しかしながら、その多くは、相手国の有力政治家や政府高官に対する“賄賂攻勢”の結果であり、中国は、いわば、“腐敗体質”をも輸出してきたのです。フィリピンのドゥテルテ大統領が南シナ海問題で譲歩を繰り返し、危機的な状況にある北朝鮮問題でも中国に寄り添って北朝鮮を擁護するのも、マネー・パワーの為せる技かもしれません。また、国際社会を見ますと、IMFにおける人民元の早すぎるSDR採用、AIIBの加盟国拡大、ユネスコでの制度悪用など、背後に“チャイナ・マネー”の動きが疑われる不自然な事件が頻発しています。
中国による積極的な腐敗の輸出により、国際社会は贈収賄に溢れ、途上国のみならず、先進国の政界にあっても、中国に対して秘かに国を売り、私腹を肥やす政治家や公人も現れるようになりました。
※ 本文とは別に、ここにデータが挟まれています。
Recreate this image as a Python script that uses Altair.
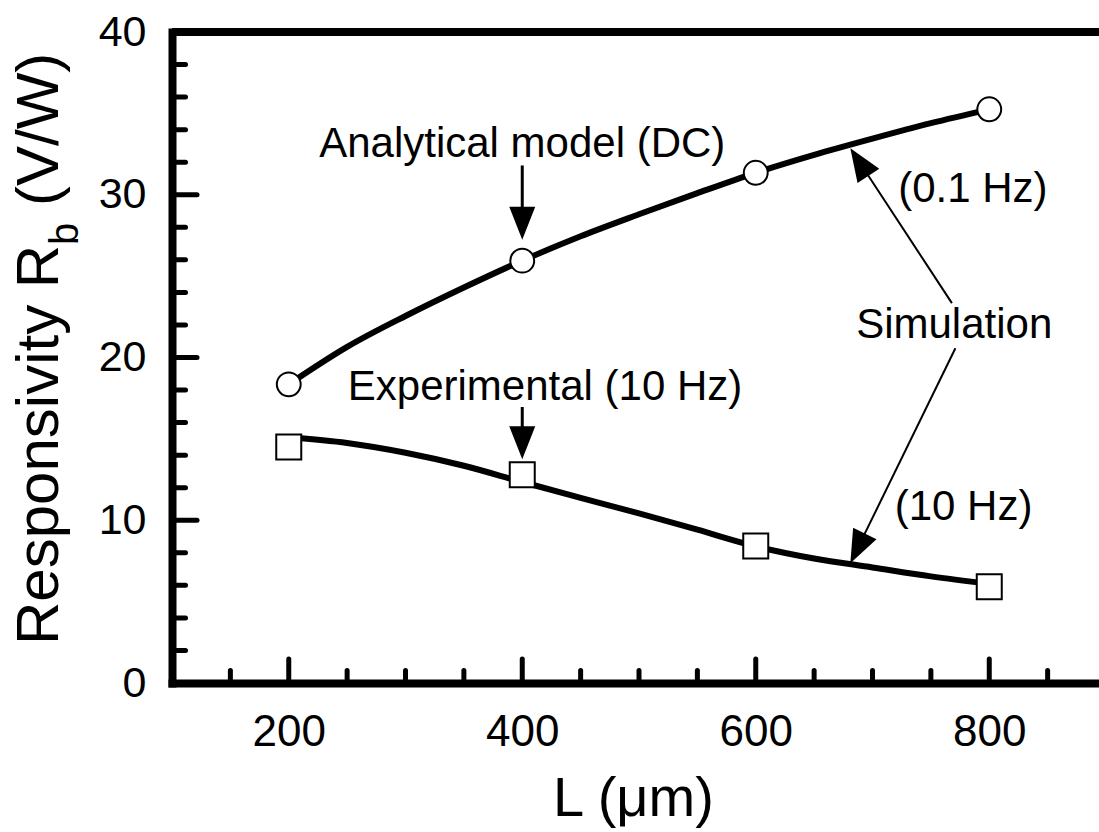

習主席は、反腐敗運動を以って国民からの人気を集めようとしているようですが、対外活動において政治腐敗を意味する“賄賂戦略”を国策として続けている限り、国際社会からの支持は望むべくもありません。否、中国こそ、国際社会における反腐敗運動において、最も手厳しい糾弾を受ける国となるのではないでしょうか。あるいは、国内での反腐敗運動も、王岐山書記の退任に象徴されるように、権力を掌握するまでの体の良い“政治的粛清手段”に過ぎなかったのかもしれません。